Twenty-Six Letters

Essay by Tom Gregg       June 4, 2007

 

"Algeria is French. Iraq is—?"

Alistair Horne’s A Savage War of Peace: Algeria 1954-62 is said to have become popular among US policymakers and military officers, and it’s easy to see why. His fascinating and horrifying history of the war for Algerian independence suggests some obvious parallels with the Iraq war. In both conflicts, the regular military forces of a Western power—France in Algeria, the US in Iraq—found themselves confronting a tenacious insurgency. In both conflicts, the insurgents employed indiscriminate terror against civilians in order to marginalize moderates and polarize the population. In both conflicts, the forces of the Western powers found themselves accused of torture and other atrocities. And in both conflicts, as it may turn out, the Western armies saw their hard-won victories in the field obviated by a collapse of will and morale on the home front.

 The similarities between Algeria and Iraq ought not to be overstated, however. A French possession since 1830, home to over a million immigrants from France and other European countries, Algeria in 1954 was an integral part of the French Republic. The existence of the pieds noirs, as Algeria’s white settlers were called, made it virtually impossible for successive governments to liquidate France’s Algerian commitment by giving the country either substantial autonomy or outright independence. The pieds noirs enjoyed the support of a powerful lobby in metropolitan France. Their slogan, “Algeria is French,” touched the nerve of French national pride, reliably silencing those who spoke the language of compromise. 

In the end, the Algerian War brought down the French Fourth Republic, returned Charles de Gaulle to power, split the French Army and provoked part of it into open revolt against de Gaulle’s government. The war’s aftermath witnessed a mass exodus of the pieds noirs from Algeria, and a horrifying massacre of France’s former Muslim collaborators by the victorious nationalists.

 The Iraq War is very different. Despite all the blather from progressives about US imperialism, oil, “Halliburton,” etc., it’s no colonial conflict. Iraq was never an American colony or even a client state. And despite the Bush Administration’s rhetoric, America’s commitment to Iraq has always been weak and wavering. Once it became clear that both the war and the reconstruction of Iraq would be costly and difficult, it also became clear that America possessed no real will to win. Plenty of people continue to display “Support Our Troops” stickers on their bumpers—but far fewer actually support the war that our troops are fighting. 

This lack of commitment derives in part from the Bush Administration’s dismal failure to sell its Iraq policy. But a strong sales effort was needed precisely because most Americans view the outside world with indifference and a touch of contempt. They certainly disbelieve in the possibility of a democratic Arab state. They accept no connection between the fate of Middle East and the security of the United States. The average American tends to regard “those people” as barbarians and fanatics who’ve been fighting one another for thousands of years. Call this what you will—bigotry, xenophobia, racism. Personally, I think it arises from simple lack of interest.
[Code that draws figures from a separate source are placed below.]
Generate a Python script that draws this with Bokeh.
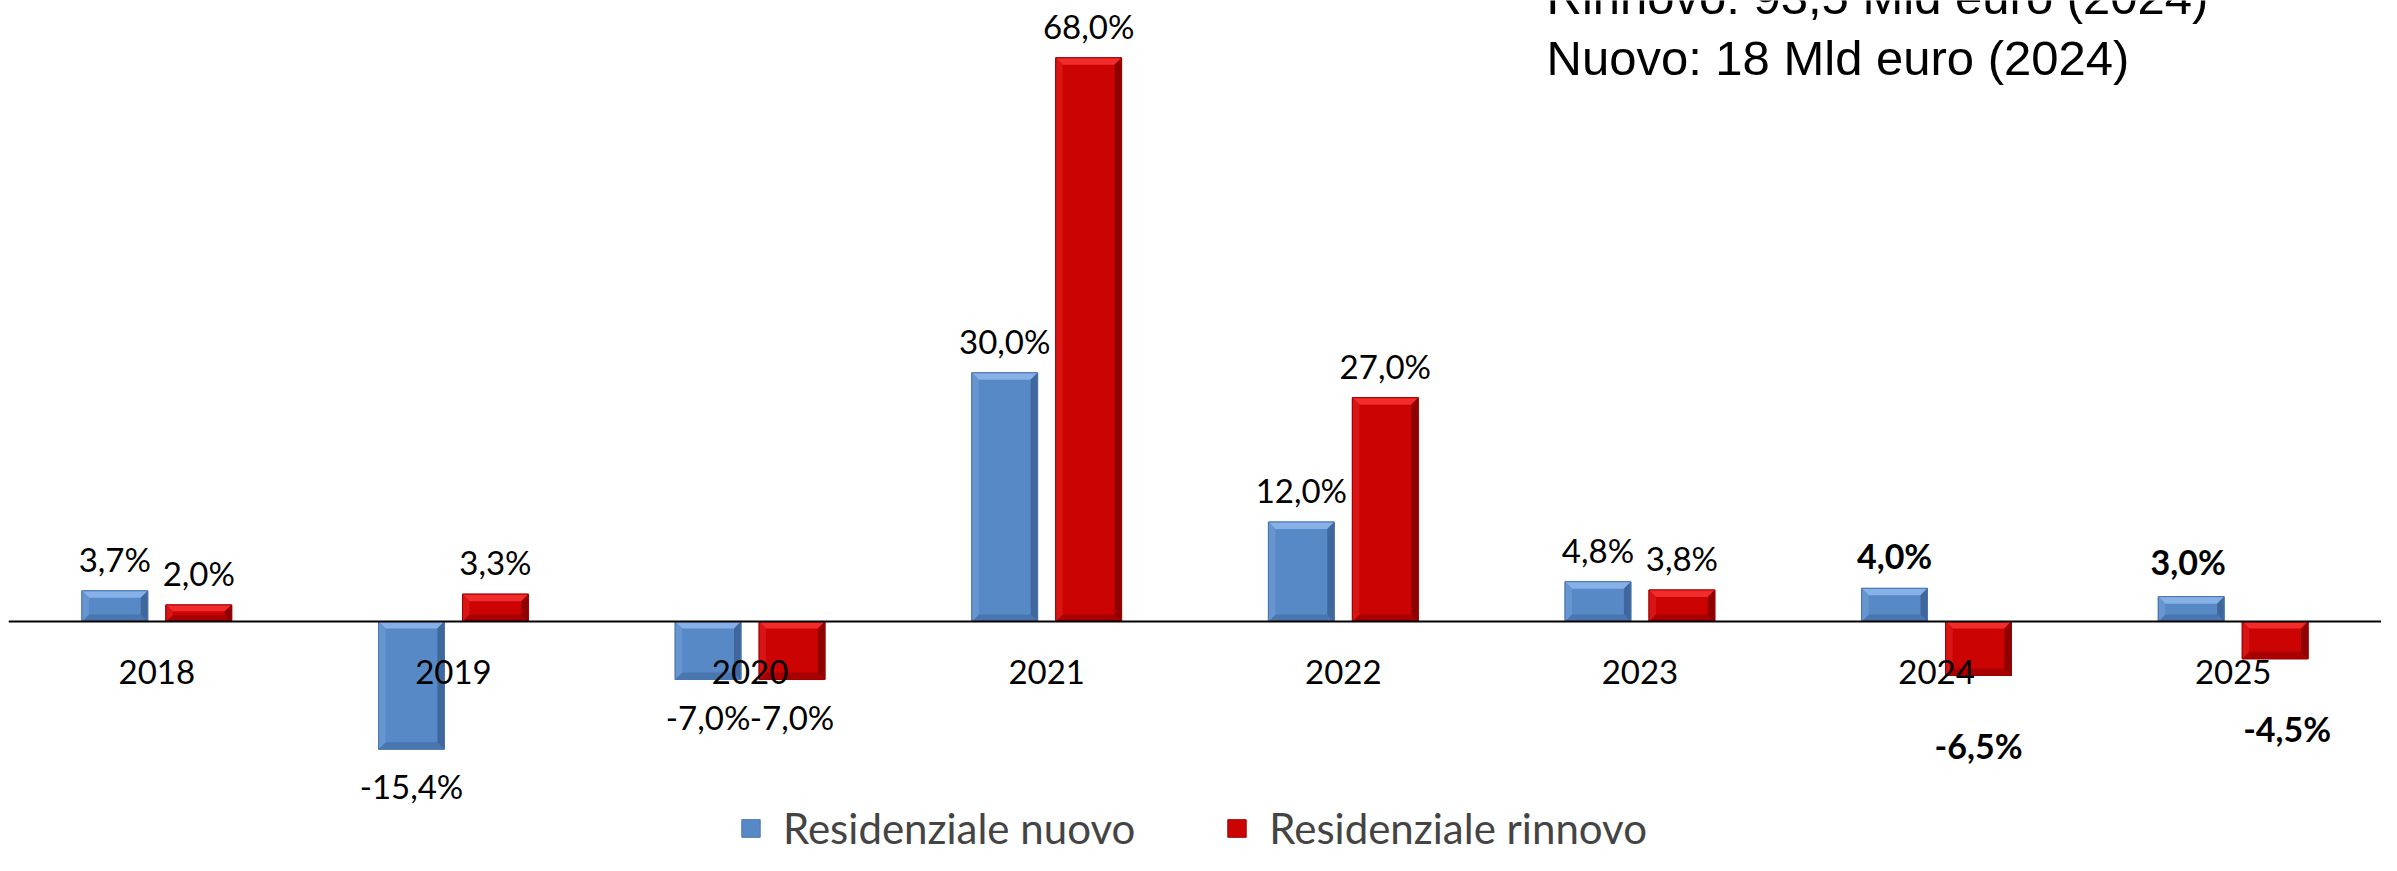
from bokeh.plotting import figure
from bokeh.models import ColumnDataSource, FactorRange, Range1d, Span, Label, Legend, LegendItem
from bokeh.transform import dodge
from bokeh.core.properties import value
from bokeh.embed import file_html
from bokeh.resources import INLINE

# ---------------- data ----------------
years = ["2018", "2019", "2020", "2021", "2022", "2023", "2024", "2025"]
nuovo = [3.7, -15.4, -7.0, 30.0, 12.0, 4.8, 4.0, 3.0]
rinnovo = [2.0, 3.3, -7.0, 68.0, 27.0, 3.8, -6.5, -4.5]
series_names = ["Residenziale nuovo", "Residenziale rinnovo"]
note_lines = ["Rinnovo: 93,5 Mld euro (2024)", "Nuovo: 18 Mld euro (2024)"]
bold_years = ["2024", "2025"]

# ---------------- style ----------------
W, H = 2381, 855
LEFT_PAD, RIGHT_PAD = 8, 0
ZERO_PX = 621          # pixel row of the zero line
KY = 8.29              # px per %
Y1 = ZERO_PX / KY
Y0 = -(H - ZERO_PX) / KY
KX = (W - LEFT_PAD - RIGHT_PAD) / len(years)  # px per category
BAR_W = 0.222
OFF = 0.1415
BEVEL = 7
LABEL_FONT = "Lato"
NOTE_FONT = "'Liberation Sans', Arial, sans-serif"

palettes = [
    dict(base="#5889C7", top="#86B0E6", bottom="#4A76B0", left="#6795D0", right="#3F679C", line="#4A76B0"),
    dict(base="#CC0303", top="#F02C2C", bottom="#A60000", left="#D91414", right="#8E0000", line="#A00000"),
]
label_shift = {(1, "2024"): (0, 70), (1, "2025"): (12, 70), (0, "2025"): (-3, -35), (0, "2024"): (0, -33)}

p = figure(width=W, height=H, x_range=FactorRange(factors=years, range_padding=0),
           y_range=Range1d(Y0, Y1), x_axis_location=None, y_axis_location=None,
           toolbar_location=None, output_backend="svg", min_border=0,
           min_border_left=LEFT_PAD, min_border_right=RIGHT_PAD, outline_line_color=None,
           background_fill_color="white", border_fill_color="white")
p.grid.visible = False

bar_renderers = []
for si, vals in enumerate([nuovo, rinnovo]):
    pal = palettes[si]
    offset = -OFF if si == 0 else OFF
    src = ColumnDataSource(dict(year=years, v=vals))
    r = p.vbar(x=dodge("year", offset, range=p.x_range), top="v", bottom=0, width=BAR_W,
               source=src, fill_color=pal["base"], line_color=pal["line"], line_width=1)
    bar_renderers.append(r)

    # bevel facets, derived from the same values
    bx = BEVEL / KX
    parts = {k: ([], []) for k in ("top", "bottom", "left", "right")}
    for i, v in enumerate(vals):
        cx = i + 0.5 + offset
        L, R = cx - BAR_W / 2, cx + BAR_W / 2
        T, B = max(0.0, v), min(0.0, v)
        by = min(BEVEL / KY, (T - B) / 2.6)
        parts["top"][0].append([L, R, R - bx, L + bx]); parts["top"][1].append([T, T, T - by, T - by])
        parts["bottom"][0].append([L, R, R - bx, L + bx]); parts["bottom"][1].append([B, B, B + by, B + by])
        parts["left"][0].append([L, L + bx, L + bx, L]); parts["left"][1].append([T, T - by, B + by, B])
        parts["right"][0].append([R, R - bx, R - bx, R]); parts["right"][1].append([T, T - by, B + by, B])
    for k, (xs, ys) in parts.items():
        p.patches(xs=xs, ys=ys, fill_color=pal[k], line_color=None)
    p.vbar(x=dodge("year", offset, range=p.x_range), top="v", bottom=0, width=BAR_W,
           source=src, fill_color=None, line_color=pal["line"], line_width=1)

# zero line
p.add_layout(Span(location=0, dimension="width", line_color="#000000", line_width=2))

# category labels
p.text(x=years, y=[0] * len(years), text=years, y_offset=50, text_align="center",
       text_baseline="middle", text_font=value(LABEL_FONT), text_font_size="33px",
       text_color="black")

# data labels
for si, vals in enumerate([nuovo, rinnovo]):
    offset = -OFF if si == 0 else OFF
    for style in ("normal", "bold"):
        d = dict(year=[], v=[], t=[], dx=[], dy=[])
        for y, v in zip(years, vals):
            if (y in bold_years) != (style == "bold"):
                continue
            dx, dy = label_shift.get((si, y), (0, -32 if v >= 0 else 37))
            d["year"].append(y); d["v"].append(v)
            d["t"].append(f"{v:.1f}".replace(".", ",") + "%")
            d["dx"].append(dx); d["dy"].append(dy)
        p.text(x=dodge("year", offset, range=p.x_range), y="v", text="t", x_offset="dx",
               y_offset="dy", source=ColumnDataSource(d), text_align="center",
               text_baseline="middle", text_font=value(LABEL_FONT),
               text_font_size="33px" if style == "normal" else "34px",
               text_font_style=style, text_color="black")

# note (top-right)
for i, line in enumerate(note_lines):
    p.add_layout(Label(x=1538, y=H + 4 - 61 * i, x_units="screen", y_units="screen",
                       text=line, text_font=NOTE_FONT, text_font_size="49px",
                       text_baseline="alphabetic", text_color="black"))

legend = Legend(items=[LegendItem(label=series_names[i], renderers=[bar_renderers[i]]) for i in range(2)],
                orientation="horizontal", location=(731, 2), label_text_font=LABEL_FONT,
                label_text_font_size="42px", glyph_width=23, glyph_height=22,
                label_standoff=21, spacing=90, padding=0, margin=0,
                border_line_color=None, background_fill_alpha=0)
p.add_layout(legend)

open("out.html", "w").write(file_html(p, INLINE))
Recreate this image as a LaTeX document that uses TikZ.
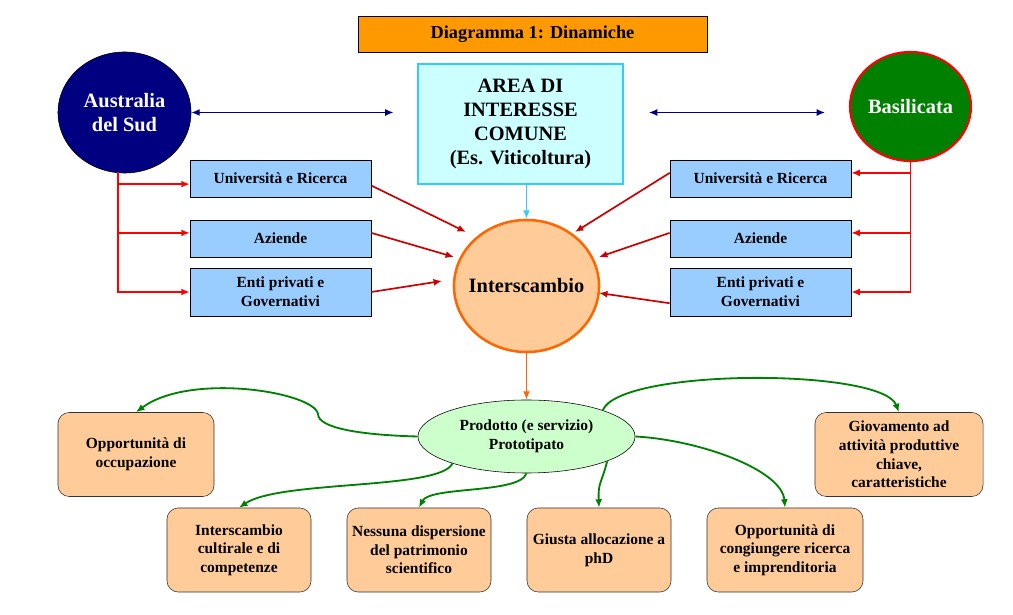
\documentclass[tikz,border=0pt]{standalone}
\usepackage{fontspec}
\setmainfont{Liberation Serif}
\usetikzlibrary{arrows.meta,positioning,shapes.geometric}
\definecolor{arancio}{HTML}{FF9900}
\definecolor{azzurro}{HTML}{CCFFFF}
\definecolor{ciano}{HTML}{33CCFF}
\definecolor{blunotte}{HTML}{000080}
\definecolor{verdescuro}{HTML}{008000}
\definecolor{celeste}{HTML}{99CCFF}
\definecolor{pesca}{HTML}{FFCC99}
\definecolor{arancioscuro}{HTML}{FF6600}
\definecolor{verdino}{HTML}{CCFFCC}
\definecolor{rossoscuro}{HTML}{CC0000}

\begin{document}
\begin{tikzpicture}[
  x=0.025cm, y=-0.025cm,
  >={Latex[length=6pt,width=5pt]},
  every node/.style={font=\bfseries, inner sep=1pt},
  titolo/.style={draw, fill=arancio, minimum width=8.725cm, minimum height=0.9cm, font=\bfseries\fontsize{13}{15}\selectfont},
  area/.style={draw=ciano, line width=0.8pt, fill=azzurro, minimum width=5.125cm, minimum height=3cm, align=center, font=\bfseries\fontsize{14.5}{17}\selectfont},
  regione/.style={ellipse, inner sep=0pt, align=center, text=white, font=\bfseries\fontsize{14.5}{16.5}\selectfont},
  ente/.style={draw, fill=celeste, minimum width=4.525cm, minimum height=0.925cm, align=center, font=\bfseries\fontsize{11}{13.3}\selectfont},
  esito/.style={draw=black!80, fill=pesca, rounded corners=8pt, minimum height=2.1cm, align=center, font=\bfseries\fontsize{11}{13.3}\selectfont},
  ramo/.style={->, red, line width=1.2pt},
  flusso/.style={->, rossoscuro, line width=1.2pt},
  scambio/.style={<->, blunotte, line width=1pt},
  ricaduta/.style={->, verdescuro, line width=1.3pt}
]
\useasboundingbox (0,0) rectangle (1013,615);

\node[titolo] (tit) at (532.5,34) {Diagramma 1: Dinamiche};
\node[area] (area) at (520.5,124) {AREA DI\\INTERESSE\\COMUNE\\(Es. Viticoltura)};
\node[regione, draw, fill=blunotte, minimum width=3.325cm, minimum height=3.025cm] (aus) at (124.5,112.5) {Australia\\del Sud};
\node[regione, draw=red, line width=1.5pt, fill=verdescuro, minimum width=3.025cm, minimum height=2.725cm] (bas) at (910.5,106.5) {\makebox[2cm]{Basilicata}};

\node[ente] (ur1) at (280.5,178.5) {Università e Ricerca};
\node[ente] (az1) at (280.5,238.5) {Aziende};
\node[ente, minimum height=1.2cm] (en1) at (280.5,292) {Enti privati e\\Governativi};
\node[ente] (ur2) at (760.5,178.5) {Università e Ricerca};
\node[ente] (az2) at (760.5,238.5) {Aziende};
\node[ente, minimum height=1.2cm] (en2) at (760.5,292) {Enti privati e\\Governativi};

\node[ellipse, draw=arancioscuro, line width=1.8pt, fill=pesca, inner sep=0pt, minimum width=3.625cm, minimum height=3.3cm, font=\bfseries\fontsize{14.5}{16.5}\selectfont] (inter) at (526.5,286) {\makebox[2cm]{Interscambio}};
\node[ellipse, draw, fill=verdino, inner sep=0pt, minimum width=5.425cm, minimum height=1.825cm, align=center, font=\bfseries\fontsize{11}{13.3}\selectfont] (prod) at (526.5,436.5) {Prodotto (e servizio)\\Prototipato};

\node[esito, minimum width=3.9cm] (occ) at (136,454.5) {Opportunità di\\occupazione};
\node[esito, minimum width=3.6cm] (cult) at (239,550) {Interscambio\\cultirale e di\\competenze};
\node[esito, minimum width=3.6cm] (ness) at (419,550) {Nessuna dispersione\\del patrimonio\\scientifico};
\node[esito, minimum width=3.6cm] (giu) at (599,550) {Giusta allocazione a\\phD};
\node[esito, minimum width=3.9cm] (cong) at (785,550) {Opportunità di\\congiungere ricerca\\e imprenditoria};
\node[esito, minimum width=4.2cm] (giov) at (899,454.5) {Giovamento ad\\attività produttive\\chiave,\\caratteristiche};

\coordinate (l1) at (466,232);
\coordinate (l2) at (454,257);
\coordinate (l3) at (442,281);
\coordinate (r1) at (575,232);
\coordinate (r2) at (599,257);
\coordinate (r3) at (599,293);
\coordinate (tronco) at (118,172);

\draw[scambio] (aus.east) -- ([xshift=-17pt]aus.east -| area.west);
\draw[scambio] ([xshift=18pt]aus.east -| area.east) -- ([xshift=-17pt]aus.east -| bas.west);

\draw[ramo] (tronco) |- ([yshift=-4pt]ur1.west);
\draw[ramo] (tronco) |- ([yshift=4pt]az1.west);
\draw[ramo] (tronco) |- (en1.west);
\draw[ramo] (bas.south) |- ([yshift=4pt]ur2.east);
\draw[ramo] (bas.south) |- ([yshift=4pt]az2.east);
\draw[ramo] (bas.south) |- (en2.east);

\draw[flusso] ([yshift=-5pt]ur1.east) -- (l1);
\draw[flusso] ([yshift=4pt]az1.east) -- (l2);
\draw[flusso] (en1.east) -- (l3);
\draw[flusso] ([yshift=4pt]ur2.west) -- (r1);
\draw[flusso] ([yshift=4pt]az2.west) -- (r2);
\draw[flusso] ([yshift=-8pt]en2.west) -- (r3);

\draw[->, ciano, line width=1.3pt] (area.south -| inter.north) -- (inter.north);
\draw[->, arancioscuro, line width=1.3pt] (inter.south) -- (prod.north);

\draw[ricaduta] (prod.west) .. controls (360,435) and (318,428) .. (318,414) .. controls (314,392) and (190,372) .. (occ.north);
\draw[ricaduta] (prod.-160) .. controls (440,490) and (280,480) .. (cult.north);
\draw[ricaduta] (prod.south) .. controls (520,494) and (430,486) .. (ness.north);
\draw[ricaduta] (prod.-17.5) .. controls (601,485) and (598,482) .. (giu.north);
\draw[ricaduta] (prod.east) .. controls (700,440) and (782,470) .. (cong.north);
\draw[ricaduta] (prod.19) .. controls (620,368) and (882,368) .. (giov.north);
\end{tikzpicture}
\end{document}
Even today, America is so spacious that many of its inhabitants can and do ignore the outside world. Not even 9/11 was shocking enough in the long run to suppress this trait of our national character. “Algeria is French,” the pieds noirs insisted. But nothing, really, is American except for America herself.

 In the concluding pages of his book Horne argues that France actually benefited from her defeat in Algeria. The page, he says, was turned—the war’s end banished the political, social and economic burdens of a costly and increasingly untenable colonial commitment. Be that as it may. Yet it’s hard to see how defeat in Iraq could possibly benefit America. And defeat, due largely to lack of interest, is what we face today. 

Anyhow, A Savage War of Peace is a excellent book. Read it and judge for yourself how relevant its lessons are for the age of Islamofascist terror.